Transcribe all of the data exactly. Omit the pictures.

[GIVEN DATA start]

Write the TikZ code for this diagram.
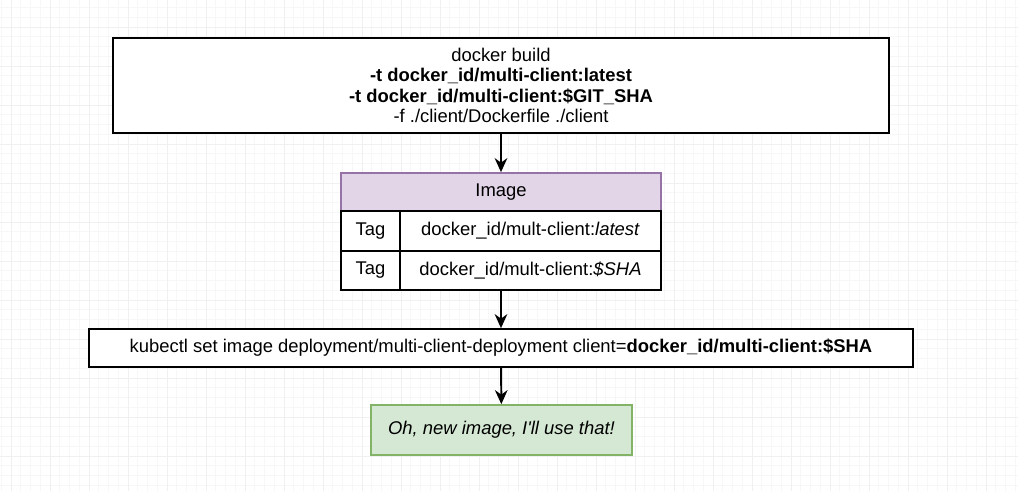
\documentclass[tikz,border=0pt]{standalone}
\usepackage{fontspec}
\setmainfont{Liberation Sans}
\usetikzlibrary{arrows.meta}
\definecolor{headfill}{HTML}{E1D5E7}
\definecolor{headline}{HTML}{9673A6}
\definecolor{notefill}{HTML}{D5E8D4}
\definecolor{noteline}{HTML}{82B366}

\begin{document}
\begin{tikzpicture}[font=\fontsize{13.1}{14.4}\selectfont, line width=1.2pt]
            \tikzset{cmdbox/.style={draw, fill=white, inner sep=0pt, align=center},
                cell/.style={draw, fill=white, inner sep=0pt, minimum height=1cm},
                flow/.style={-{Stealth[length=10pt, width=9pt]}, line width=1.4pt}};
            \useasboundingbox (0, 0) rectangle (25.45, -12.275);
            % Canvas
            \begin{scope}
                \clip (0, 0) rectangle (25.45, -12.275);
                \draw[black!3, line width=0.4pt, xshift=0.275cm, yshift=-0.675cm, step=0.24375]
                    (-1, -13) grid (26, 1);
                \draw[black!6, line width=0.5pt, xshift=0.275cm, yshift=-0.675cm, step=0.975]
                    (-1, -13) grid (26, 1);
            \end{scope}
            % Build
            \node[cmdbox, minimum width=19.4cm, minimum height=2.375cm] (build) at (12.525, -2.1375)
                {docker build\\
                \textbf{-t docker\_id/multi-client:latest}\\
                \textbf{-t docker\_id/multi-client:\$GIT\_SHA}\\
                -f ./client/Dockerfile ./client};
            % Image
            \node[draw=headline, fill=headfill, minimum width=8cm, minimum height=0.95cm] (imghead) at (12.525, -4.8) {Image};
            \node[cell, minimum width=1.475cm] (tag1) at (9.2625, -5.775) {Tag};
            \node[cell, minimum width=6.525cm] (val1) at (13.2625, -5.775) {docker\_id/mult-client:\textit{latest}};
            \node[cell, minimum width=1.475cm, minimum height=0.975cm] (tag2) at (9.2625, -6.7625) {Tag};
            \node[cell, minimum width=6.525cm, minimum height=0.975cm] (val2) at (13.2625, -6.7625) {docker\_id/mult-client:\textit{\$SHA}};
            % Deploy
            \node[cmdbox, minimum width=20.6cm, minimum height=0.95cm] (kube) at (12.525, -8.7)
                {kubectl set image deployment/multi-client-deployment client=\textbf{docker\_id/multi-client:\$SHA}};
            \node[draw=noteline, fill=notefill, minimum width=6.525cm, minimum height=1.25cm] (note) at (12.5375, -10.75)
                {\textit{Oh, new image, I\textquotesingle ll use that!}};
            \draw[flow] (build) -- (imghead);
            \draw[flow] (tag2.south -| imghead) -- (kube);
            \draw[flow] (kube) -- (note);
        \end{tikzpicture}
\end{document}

[GIVEN DATA end]

_FINISHED ANSWER_
Write the TikZ code for this diagram.
\documentclass[tikz,border=0pt]{standalone}
\usepackage{fontspec}
\setmainfont{Liberation Sans}
\usetikzlibrary{arrows.meta}
\definecolor{headfill}{HTML}{E1D5E7}
\definecolor{headline}{HTML}{9673A6}
\definecolor{notefill}{HTML}{D5E8D4}
\definecolor{noteline}{HTML}{82B366}

\begin{document}
\begin{tikzpicture}[font=\fontsize{13.1}{14.4}\selectfont, line width=1.2pt]
            \tikzset{cmdbox/.style={draw, fill=white, inner sep=0pt, align=center},
                cell/.style={draw, fill=white, inner sep=0pt, minimum height=1cm},
                flow/.style={-{Stealth[length=10pt, width=9pt]}, line width=1.4pt}};
            \useasboundingbox (0, 0) rectangle (25.45, -12.275);
            % Canvas
            \begin{scope}
                \clip (0, 0) rectangle (25.45, -12.275);
                \draw[black!3, line width=0.4pt, xshift=0.275cm, yshift=-0.675cm, step=0.24375]
                    (-1, -13) grid (26, 1);
                \draw[black!6, line width=0.5pt, xshift=0.275cm, yshift=-0.675cm, step=0.975]
                    (-1, -13) grid (26, 1);
            \end{scope}
            % Build
            \node[cmdbox, minimum width=19.4cm, minimum height=2.375cm] (build) at (12.525, -2.1375)
                {docker build\\
                \textbf{-t docker\_id/multi-client:latest}\\
                \textbf{-t docker\_id/multi-client:\$GIT\_SHA}\\
                -f ./client/Dockerfile ./client};
            % Image
            \node[draw=headline, fill=headfill, minimum width=8cm, minimum height=0.95cm] (imghead) at (12.525, -4.8) {Image};
            \node[cell, minimum width=1.475cm] (tag1) at (9.2625, -5.775) {Tag};
            \node[cell, minimum width=6.525cm] (val1) at (13.2625, -5.775) {docker\_id/mult-client:\textit{latest}};
            \node[cell, minimum width=1.475cm, minimum height=0.975cm] (tag2) at (9.2625, -6.7625) {Tag};
            \node[cell, minimum width=6.525cm, minimum height=0.975cm] (val2) at (13.2625, -6.7625) {docker\_id/mult-client:\textit{\$SHA}};
            % Deploy
            \node[cmdbox, minimum width=20.6cm, minimum height=0.95cm] (kube) at (12.525, -8.7)
                {kubectl set image deployment/multi-client-deployment client=\textbf{docker\_id/multi-client:\$SHA}};
            \node[draw=noteline, fill=notefill, minimum width=6.525cm, minimum height=1.25cm] (note) at (12.5375, -10.75)
                {\textit{Oh, new image, I\textquotesingle ll use that!}};
            \draw[flow] (build) -- (imghead);
            \draw[flow] (tag2.south -| imghead) -- (kube);
            \draw[flow] (kube) -- (note);
        \end{tikzpicture}
\end{document}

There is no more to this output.